I have seen better work from Benedict
Andrews, not least his unforgettable Return of Ulysses for ENO last season, but there of course he was dealing with a
towering masterpiece, and there is certainly much to applaud in his
stadium-based staging. The socio-political dimension missing from the work
itself has greater prominence here. Caligula’s madness may indeed start off
partly a game of capitalism, its tawdry wares of entertainment gathering a
momentum of their own. Livia’s Rebekah Brooks hair-do raised a smile on my
part, though that may have been coincidence rather than intent. The emptiness
of fascism, the emergency strategy of monopoly capitalism as some of us are
still old-fashioned enough to believe, shone through in a more meaningful way
than a merely empty score. Some members of the audience clearly relished the
return of the once statutory ENO nude – I recall her running onstage like a
streaker in the middle of the Wolf’s Glen Scene from Der Freischütz and running back off again – since applause for her
seemed more vociferous than for many who had actually sung.



5 comments:
Still debating this - despite the reviews. Something in the music interests me. We shall see. Well, once I get rid of this bloody flu.
I suspect that Amanda Holden’s translation does not help
I realise that because of the ENO's ridiculous 'English-only' policy there was no choice in this matter, but please let's not pretend that this is some sort of advantage.
Very few opera libretti have much intrinsic merit as literature or poetry (Beaumarchais being an exception, of course).
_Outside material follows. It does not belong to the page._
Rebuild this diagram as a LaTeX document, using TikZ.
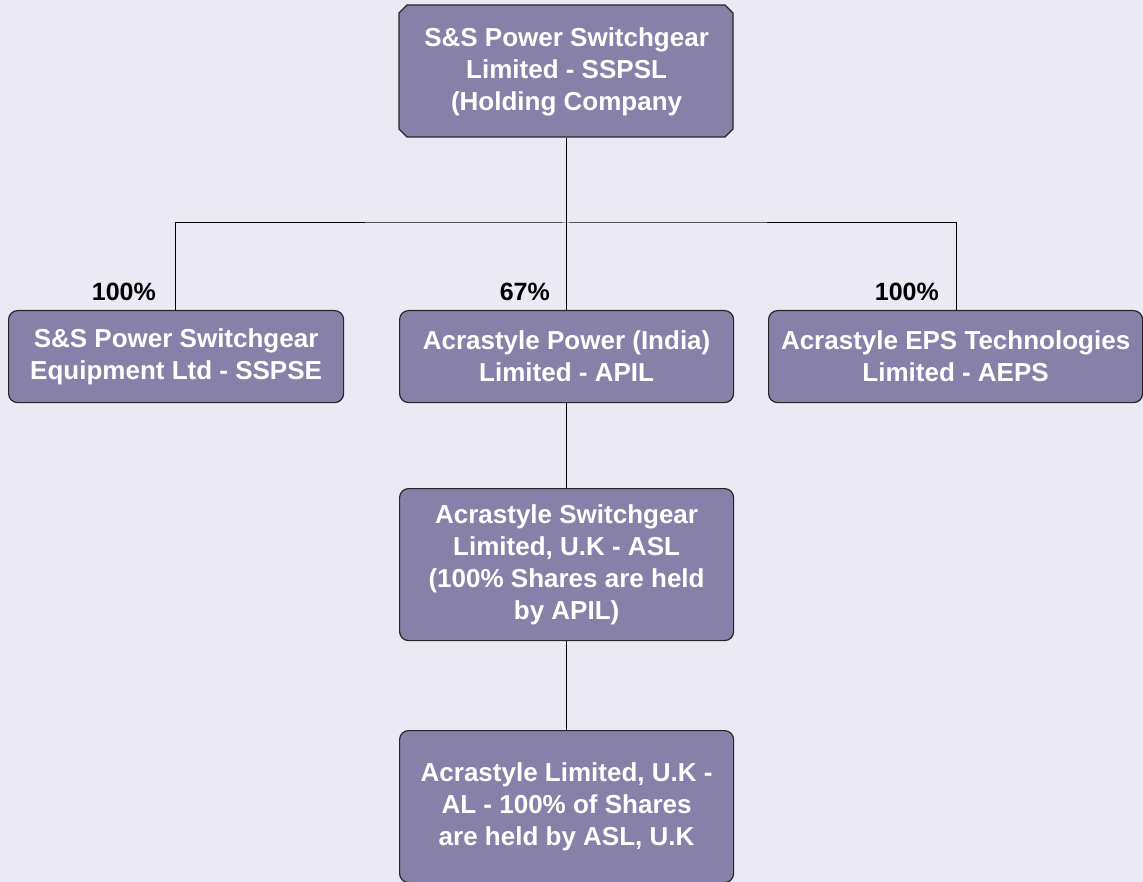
\documentclass[tikz,border=0pt]{standalone}
\usepackage{fontspec}
\setmainfont{Liberation Sans}
\definecolor{bgc}{RGB}{235,233,243}
\definecolor{boxc}{RGB}{135,128,168}
\begin{document}
\begin{tikzpicture}[x=1pt,y=-1pt,
  org/.style={draw=black!85, line width=1.2pt, fill=boxc, text=white,
    font=\fontsize{26}{32}\selectfont\bfseries, align=center,
    rounded corners=9pt, inner sep=0pt, anchor=north west},
  pct/.style={font=\fontsize{25}{30}\selectfont\bfseries, text=black, anchor=base east, inner sep=0pt},
  link/.style={draw=black, line width=1pt}]
\fill[bgc] (0,0) rectangle (1143,882);
\useasboundingbox (0,0) rectangle (1143,882);
\draw[draw=black!85, line width=1.2pt, fill=boxc]
  (407,5) -- (725,5) -- (733,13) -- (733,129) -- (725,137) -- (407,137) -- (399,129) -- (399,13) -- cycle;
\node[org, draw=none, fill=none, rounded corners=0pt,
  minimum width=334pt, minimum height=132pt] (top) at (399,5) {S\&S Power Switchgear\\Limited - SSPSL\\(Holding Company};
\node[org, minimum width=335pt, minimum height=92pt] (sspse) at (8,310) {S\&S Power Switchgear\\Equipment Ltd - SSPSE};
\node[org, minimum width=334pt, minimum height=92pt] (apil) at (399,310) {Acrastyle Power (India)\\Limited - APIL};
\node[org, minimum width=374pt, minimum height=92pt] (aeps) at (768,310) {Acrastyle EPS Technologies\\Limited - AEPS};
\node[org, minimum width=334pt, minimum height=152pt] (asl) at (399,488) {Acrastyle Switchgear\\Limited, U.K - ASL\\(100\% Shares are held\\by APIL)};
\node[org, minimum width=334pt, minimum height=152pt] (al) at (399,730) {Acrastyle Limited, U.K -\\AL - 100\% of Shares\\are held by ASL, U.K};
\draw[link] (top.south) -- (apil.north);
\draw[link] (sspse.north -| 175,0) |- (566,223) -| (aeps.north -| 956,0);
\draw[link] (apil.south) -- (asl.north);
\draw[link] (asl.south) -- (al.north);
\node[pct] (p1) at (156,301) {100\%};
\node[pct] (p2) at (550,301) {67\%};
\node[pct] (p3) at (939,301) {100\%};
\end{tikzpicture}
\end{document}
Their importance is as a vehicle for the music, and when they were originally set the composer will have paid careful attention to the harmony of particular words, sounds and notes. All of this is destroyed in translation, which sometimes does a further disservice by revealing or exaggerating the sheer melodramatic corniness of the original lines.
@Aleksei I would have to agree, it is a reason I dislike sung translated libretto so much. Plus, they are equally pointless. Although, I do think this is exasperated further by the general poor quality of "modern" libetti.
The notion that translation renders opera more 'accessible' is patronising nonsense: firstly because the lines are often not comprehensible even in English, as the singers (rightly) concentrate on musical delivery, secondly because of the innovation of surtitles, which have been around for years, but appear to have had no impact on the ENO's fatuous Anglophone policy, and finally because of programme notes, which are always the best way of finding out what the plot of an opera is.
Anyway, opera is an artform intended principally to make audiences feel, not think. That, in fact, is what opera — is what music — is all about. Prior to our modern age, there's not a composer of opera (or of music generally, for that matter) who ever lived who thought otherwise. Whence, then, this perverse, noxious, and ass-backwards impulse to make opera audiences think first, feel after?
At the risk of sounding unduly irritable, I really do not know with whom you think you are arguing. Everyone who has written here, including me, has made clear that he or she is not a fan of opera in translation. As for the obsession with feeling rather than thinking, to oppose the two is already to have gone down the wrong road; the claim being made is, quite apart from anything else, historically quite inaccurate. Indeed, I think it would be more difficult to find a composer of any half-decent musical drama - I realise that excludes a great number of operatic composers - from Monteverdi onwards who was not concerned with the uphill struggle of making audiences think. Faced with such attitudes one is once again convinced of the wisdom of Boulez's celebrated solution to the problem of opera houses... After that, I do not think I have anything left to say on the matter.